On 22 November, at a meeting held in Minsk, Belarus, countries from across eastern Europe and central Asia signed the Statement on Expanding Access to Affordable and Quality Assured Medicines and Diagnostic Technologies for HIV, Tuberculosis and Viral Hepatitis (Minsk 2).
In Minsk 2, countries in eastern Europe and central Asia commit to make urgent use of the best global practices and available tools to ensure the quality, safety and efficacy of health products and reduce the prices of essential HIV, tuberculosis and hepatitis C medicines and diagnostics in the region. The statement, among other things, envisages the revision of procurement mechanisms, the use of international and joint procurement and consultations and negotiations on price policy with medicine suppliers.
“In Minsk, the countries of eastern European and central Asia adopted a set of new, tangible, urgent actions. The countries will learn and share many lessons while implementing the Minsk 2 statement, which will help to lower prices, improve quality and save lives,” said Tim Martineau, UNAIDS Deputy Executive Director, Programme, a.i.
During the meeting, the Mayor of Minsk signed the Paris Declaration to end the AIDS epidemic in cities, becoming the fourth city in eastern Europe and central Asia to join the network of more than 300 cities and regions worldwide that are committed to Fast-Track their local HIV responses and to reach the 90–90–90 targets by 2020.

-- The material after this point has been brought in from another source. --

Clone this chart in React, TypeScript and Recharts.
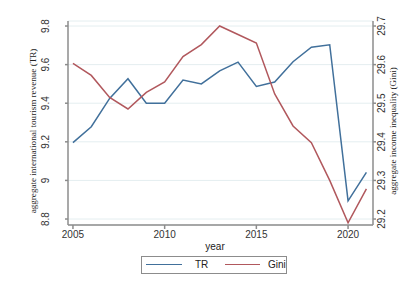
import { LineChart, Line, XAxis, YAxis, CartesianGrid } from "recharts";

const years = [2005, 2006, 2007, 2008, 2009, 2010, 2011, 2012, 2013, 2014, 2015, 2016, 2017, 2018, 2019, 2020, 2021];
const trValues = [9.196, 9.278, 9.425, 9.527, 9.4, 9.4, 9.52, 9.5, 9.568, 9.613, 9.487, 9.51, 9.615, 9.69, 9.703, 8.894, 9.042];
const giniValues = [29.603, 29.572, 29.515, 29.485, 29.528, 29.555, 29.621, 29.652, 29.7, 29.678, 29.656, 29.524, 29.441, 29.398, 29.3, 29.19, 29.278];
const xTicks = [2005, 2010, 2015, 2020];
const trTicks = [8.8, 9, 9.2, 9.4, 9.6, 9.8];
const giniTicks = [29.2, 29.3, 29.4, 29.5, 29.6, 29.7];

const data = years.map((year, i) => ({ year, tr: trValues[i], gini: giniValues[i] }));

const BLUE = "#41709b";
const RED = "#b1585d";
const AXIS = "#8c8c8c";
const sans = "'Liberation Sans', Arial, sans-serif";
const serif = "'Liberation Serif', 'Times New Roman', serif";

const LeftTick = ({ x, y, payload }: any) => {
  const cx = x - 17;
  return (
    <text x={cx} y={y} transform={`rotate(-90 ${cx} ${y})`} textAnchor="middle" dominantBaseline="central"
      fontSize={10} fontFamily={sans} fill="#333">
      {payload.value}
    </text>
  );
};

const RightTick = ({ x, y, payload }: any) => {
  const cx = x + 4;
  return (
    <text x={cx} y={y} transform={`rotate(-90 ${cx} ${y})`} textAnchor="middle" dominantBaseline="central"
      fontSize={10} fontFamily={sans} fill="#333">
      {payload.value}
    </text>
  );
};

const BottomTick = ({ x, y, payload }: any) => (
  <text x={x} y={y + 3} textAnchor="middle" dominantBaseline="central" fontSize={10} fontFamily={sans} fill="#333">
    {payload.value}
  </text>
);

const VerticalTitle = ({ cx, text }: { cx: number; text: string }) => (
  <text x={cx} y={131} transform={`rotate(-90 ${cx} 131)`} textAnchor="middle" dominantBaseline="central"
    fontSize={9.1} fontFamily={serif} fill="#222">
    {text}
  </text>
);

const legendText = { position: "absolute" as const, top: 0, lineHeight: "16px", fontFamily: sans, fontSize: 10, color: "#222" };

export default function App() {
  return (
    <div style={{ position: "absolute", left: 0, top: 0, width: 414, height: 283, background: "#fff" }}>
      <LineChart width={414} height={283} data={data} margin={{ top: 21, right: 11, left: 38, bottom: 38 }}>
        <CartesianGrid yAxisId="tr" horizontal vertical={false} stroke="#e4eef0" strokeWidth={1} />
        <XAxis dataKey="year" type="number" domain={[2004.73, 2021.36]} ticks={xTicks} allowDataOverflow
          height={20} tickSize={4} tickMargin={2} stroke={AXIS} strokeWidth={1.5} tick={<BottomTick />} />
        <YAxis yAxisId="tr" orientation="left" type="number" domain={[8.769, 9.826]} ticks={trTicks} allowDataOverflow
          width={30} tickSize={3} tickMargin={2} stroke={AXIS} strokeWidth={1.5} tick={<LeftTick />} />
        <YAxis yAxisId="gini" orientation="right" type="number" domain={[29.1845, 29.713]} ticks={giniTicks} allowDataOverflow
          width={30} tickSize={3} tickMargin={2} stroke={AXIS} strokeWidth={1.5} tick={<RightTick />} />
        <Line yAxisId="tr" dataKey="tr" stroke={BLUE} strokeWidth={1.5} dot={false} isAnimationActive={false} />
        <Line yAxisId="gini" dataKey="gini" stroke={RED} strokeWidth={1.5} dot={false} isAnimationActive={false} />
        <VerticalTitle cx={33} text="aggregate international tourism revenue (TR)" />
        <VerticalTitle cx={393} text="aggregate income inequality (Gini)" />
        <text x={215} y={246} textAnchor="middle" dominantBaseline="central" fontSize={10} fontFamily={sans} fill="#222">
          year
        </text>
      </LineChart>
      <div style={{ position: "absolute", left: 141, top: 256, width: 146, height: 18, border: "1px solid #8c8c8c", boxSizing: "border-box" }}>
        <span style={{ position: "absolute", left: 4, top: 7, width: 36, height: 0, borderTop: `1.5px solid ${BLUE}` }} />
        <span style={{ ...legendText, left: 53 }}>TR</span>
        <span style={{ position: "absolute", left: 83, top: 7, width: 35, height: 0, borderTop: `1.5px solid ${RED}` }} />
        <span style={{ ...legendText, left: 126 }}>Gini</span>
      </div>
    </div>
  );
}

“The signing of the Paris Declaration by Minsk gives a boost to our capital’s goal to stop the spread of HIV by mobilizing officials, the workforce and public associations,” said Valery Malashko, Minister of Health, Belarus.
Belarus continues to make progress in its AIDS response. In 2016, Belarus was validated by the World Health Organization as having eliminated mother-to-child transmission of HIV and congenital syphilis. Belarus implements a full range of HIV policies and programmes with government support and funding, including harm reduction programmes for injecting drug users and antiretroviral therapy for people living with HIV. In 2017, Belarus rolled out HIV self-testing, selling self-testing kits in pharmacies.
“As civil society we believe that the simplest universal solution to ensure access to resources is to change political principles and priorities. People’s lives must be a priority,” said Dmitry Sherembey, from the All-Ukrainian Network of People Living with HIV.
Also during the meeting, eight international organizations signed an agreement to establish a regional interagency group to support the coordinated efforts and implementation of Minsk 2, focusing on results and impact at the country and regional levels.
“Closing the gap to cost-effective, equitable and sustainable access to quality medicines and diagnostic technologies requires further effective collaboration and political leadership in eastern European and central Asian,” said Zsuzsanna Jakab, Regional Director for Europe, World Health Organization.